What do we make of a country where an individual owns a fleet of exotic cars while an overwhelming percentage of its citizens cannot afford a cab ride to the market? What do we make of a country where the wealth of the land, wealth that belongs to the people and not to government, is used to provide security for government officials, while there is no security for the average man or woman in the street?
We have the police and the military; we have assorted security agencies with exotic names. Yet, Cameroonians are robbed and murdered in their homes, abducted on the streets, at the mercy of gangsters, ritualists and cultists in their neighbourhood, while the police are helpless to the point of non-existence. The only sign that there is policing is when policemen and women extort money from Cameroonians, often at gun point.

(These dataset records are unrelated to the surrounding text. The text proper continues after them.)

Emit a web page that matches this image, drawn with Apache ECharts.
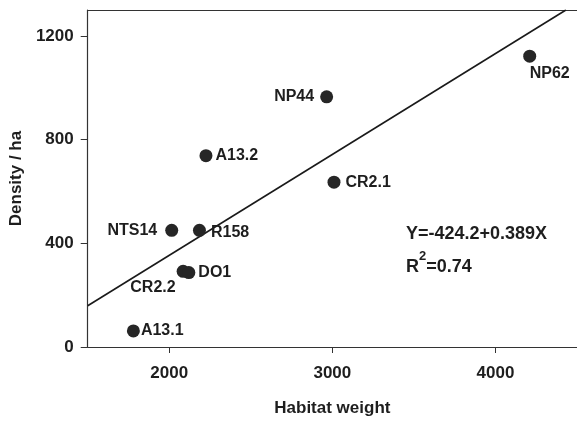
<!DOCTYPE html>
<html>
<head>
<meta charset="utf-8">
<script src="https://cdn.jsdelivr.net/npm/echarts@6/dist/echarts.min.js"></script>
<style>
  html, body { margin: 0; padding: 0; background: #fff; }
  #chart { width: 577px; height: 422px; }
</style>
</head>
<body>
<div id="chart"></div>
<script>
// sites: habitat weight vs density
const siteNames = ['NP62', 'NP44', 'CR2.1', 'A13.2', 'NTS14', 'R158', 'CR2.2', 'DO1', 'A13.1'];
const habitatWeight = [4210, 2965, 3010, 2225, 2015, 2185, 2085, 2120, 1780];
const density = [1122, 965, 636, 738, 450, 450, 292, 287, 62];

// regression line end points
const fitX = [1500, 4432];
const fitY = [159, 1300];

const xTicks = [2000, 3000, 4000];
const yTicks = [0, 400, 800, 1200];

// label placement per site
const labelPos = {
  'NP62': { position: 'bottom', distance: 1, offset: [20, 2] },
  'NP44': { position: 'left', distance: 6 },
  'CR2.1': { position: 'right', distance: 5 },
  'A13.2': { position: 'right', distance: 3 },
  'NTS14': { position: 'left', distance: 8 },
  'R158': { position: 'right', distance: 5, offset: [0, 2] },
  'CR2.2': { position: 'left', distance: 2, offset: [1, 16] },
  'DO1': { position: 'right', distance: 3 },
  'A13.1': { position: 'right', distance: 1 }
};

const font = 'Liberation Sans, Arial, sans-serif';
const ink = '#1e1e1e';

const chart = echarts.init(document.getElementById('chart'));

const points = siteNames.map((n, i) => ({
  name: n,
  value: [habitatWeight[i], density[i]],
  label: Object.assign({ show: true }, labelPos[n])
}));

const option = {
  animation: false,
  backgroundColor: '#fff',
  grid: { left: 87, top: 10, right: 0, bottom: 73 },
  xAxis: [{
    type: 'value',
    min: 1500, max: 4500,
    interval: 500,
    name: 'Habitat weight',
    nameLocation: 'middle',
    nameGap: 53,
    nameTextStyle: { fontFamily: font, fontSize: 17, fontWeight: 'bold', color: ink },
    axisLine: { lineStyle: { color: '#333', width: 1.2 } },
    axisTick: { show: true, length: 6, lineStyle: { color: '#333' },
      customValues: xTicks },
    axisLabel: { fontFamily: font, fontSize: 17, fontWeight: 'bold', color: ink, margin: 18,
      formatter: v => String(v), customValues: xTicks },
    splitLine: { show: false }
  }, {
    type: 'value',
    position: 'top',
    min: 1500, max: 4500,
    axisLine: { show: true, onZero: false, lineStyle: { color: '#333', width: 1.2 } },
    axisTick: { show: false },
    axisLabel: { show: false },
    splitLine: { show: false }
  }],
  yAxis: {
    type: 'value',
    min: 0, max: 1300,
    interval: 100,
    name: 'Density / ha',
    nameLocation: 'middle',
    nameGap: 61,
    nameTextStyle: { fontFamily: font, fontSize: 17, fontWeight: 'bold', color: ink },
    axisLine: { show: true, lineStyle: { color: '#333', width: 1.2 } },
    axisTick: { show: true, length: 7, lineStyle: { color: '#333' },
      customValues: yTicks },
    axisLabel: { fontFamily: font, fontSize: 17, fontWeight: 'bold', color: ink, margin: 14,
      formatter: v => String(v), customValues: yTicks },
    splitLine: { show: false }
  },
  series: [{
    type: 'line',
    data: fitX.map((x, i) => [x, fitY[i]]),
    symbol: 'none',
    lineStyle: { color: '#1a1a1a', width: 1.6 },
    z: 1
  }, {
    type: 'scatter',
    data: points,
    symbolSize: 13,
    itemStyle: { color: '#262626', opacity: 1 },
    label: {
      formatter: '{b}',
      fontFamily: font, fontSize: 16, fontWeight: 'bold', color: ink
    },
    z: 2
  }],
  graphic: [{
    type: 'text',
    left: 406, top: 225,
    style: {
      text: 'Y=-424.2+0.389X',
      font: 'bold 18px ' + font,
      fill: ink
    }
  }, {
    type: 'text',
    left: 406, top: 250,
    style: {
      text: '{b|R}{s|2}{b|=0.74}',
      fill: ink,
      rich: {
        b: { font: 'bold 18px ' + font, fill: ink, verticalAlign: 'bottom', lineHeight: 26 },
        s: { font: 'bold 13px ' + font, fill: ink, verticalAlign: 'top', lineHeight: 26, padding: [0, 0, 10, 0] }
      }
    }
  }]
};

chart.setOption(option);
</script>
</body>
</html>
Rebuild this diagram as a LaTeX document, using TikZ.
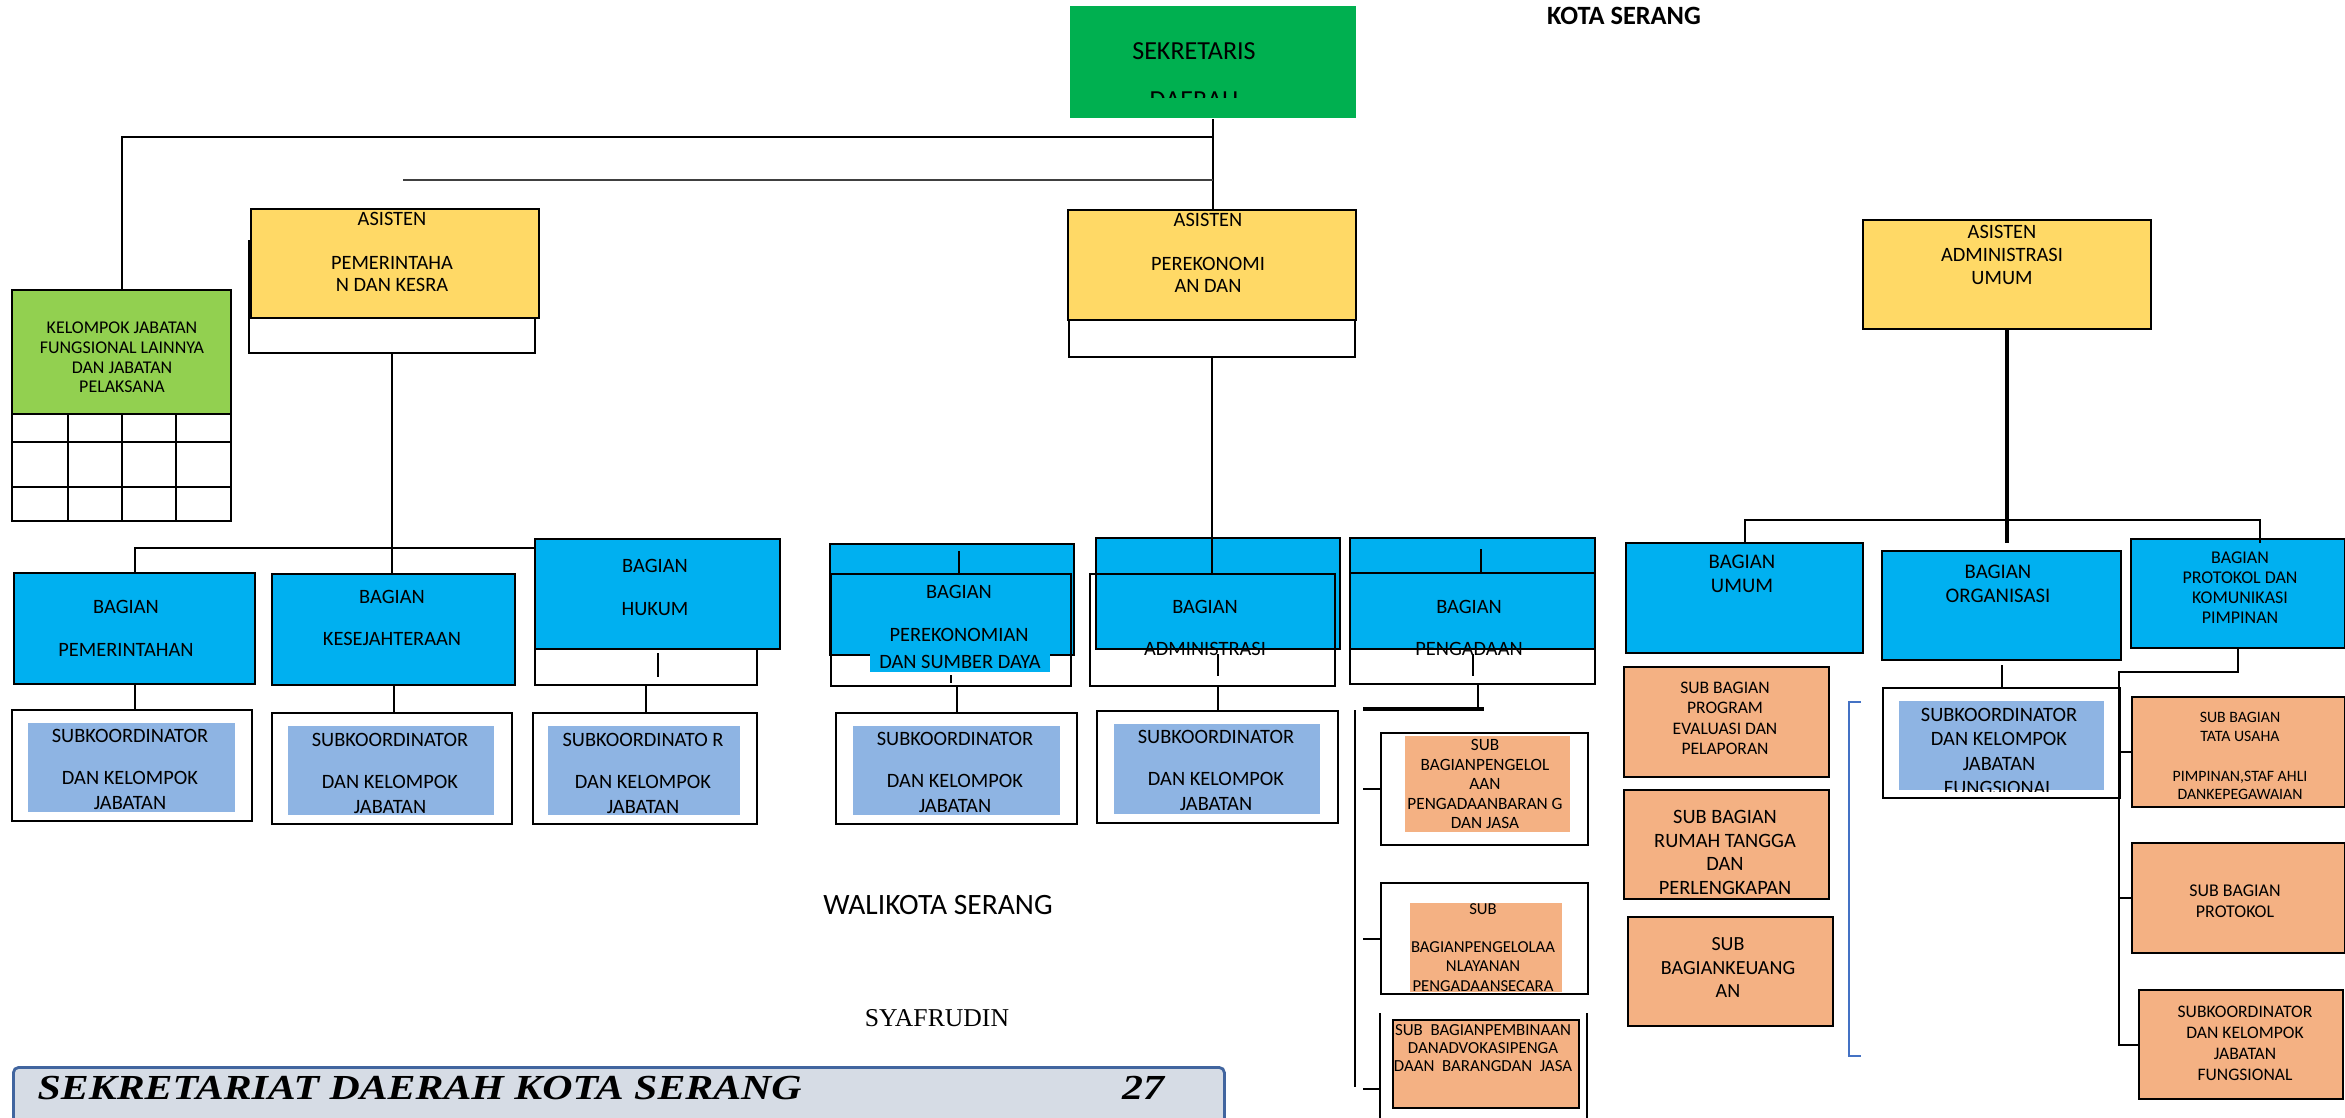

Our security agencies need to get the sequence of their steps right. Thorough investigation must precede an arrest; diligent prosecution with evidence must come before conviction in a lawfully constituted court. That is what obtains in other climes. But in our own Cameroon, media trial is fashionable. Suspects are paraded on prime-time television, guns and bullets are displayed in front of them, and the police spokesman presents them to Cameroonians and pronounces them guilty in front of television cameras. Case closed. Cameroonians are not asking for any follow-up. They hear of no trial, no conviction, no sentencing. What has happened to numerous suspects paraded on television in this country?
While we seek answers to that question, we note that, from time to time, Amnesty International raises alarm about extra-judicial killings in Cameroonians. Are Cameroonians satisfied with the response of the police? Why is it that once suspects are paraded and presented as guilty—and the legal and moral propriety of the parade is another bone of contention—we very rarely see them in court? Is there no law that says a suspect must be charged to court within 48 hours? Why then are suspects kept for days and weeks and months without trial?
It is in the same vein that we must ask: what has happened to so many public office holders pronounced guilty by CONAC in the media before they were even charged to court? We know that some of them were set free by the law courts. We also know that government reacts with a familiar refrain: “corruption is fighting back.” But is there no correlation between the quality of investigation and prosecution on the one hand, and the verdict given by our judges on the other hand?
A thief is a thief. If you apprehend him red handed but fail to provide evidence in court to lead to his conviction, do not camouflage the incompetence of your team of investigators and prosecutors by blaming the unfavourable outcome of the case on corrupt judges. We are not to hold brief for any judge. But we must bear this in mind: The onus of proof is on the accuser, not on the accused. That is why the accused is innocent until proven guilty. Whether he is accused of kidnapping the citizen or of kidnapping public funds, as is the case with those who have stolen the wealth of this country, thorough investigation must precede diligent prosecution. To violate this principle is to bid farewell to security of life, property and reputation.
It is to receive a resounding defeat in the much-publicised war against corruption. It is to live in a country where die-hard criminals get away with murder while the innocent gets convicted. He is convicted, not because he has been found guilty, but because, thanks to media trial, he has been demonised and made to look guilty. It is to give the dog a bad name and hang him.
But when criminals are properly investigated we would be in a position to prevent crime. Where we do not prevent crime, life and property are not safe. Where life and property are not safe, investments are not safe. Investors take to their heels and vote with their capital. Where there are no investments, the quality of life of citizens takes a plunge. Their abject poverty breeds discontent and anger, insecurity, secessionist and xenophobic tendencies.
Finally
Precisely for these reasons, this country is in very urgent need of quality leadership. Our situation cannot be addressed by an executive and a legislature locked in a recurrence of unprincipled and sterile conflicts. Cameroonian leaders must wake up lest the ship of state sink. They must stop fiddling while the country is burning. So we pray: Grant, O Lord, that our leaders become wise, and that the wise become our leaders. Amen.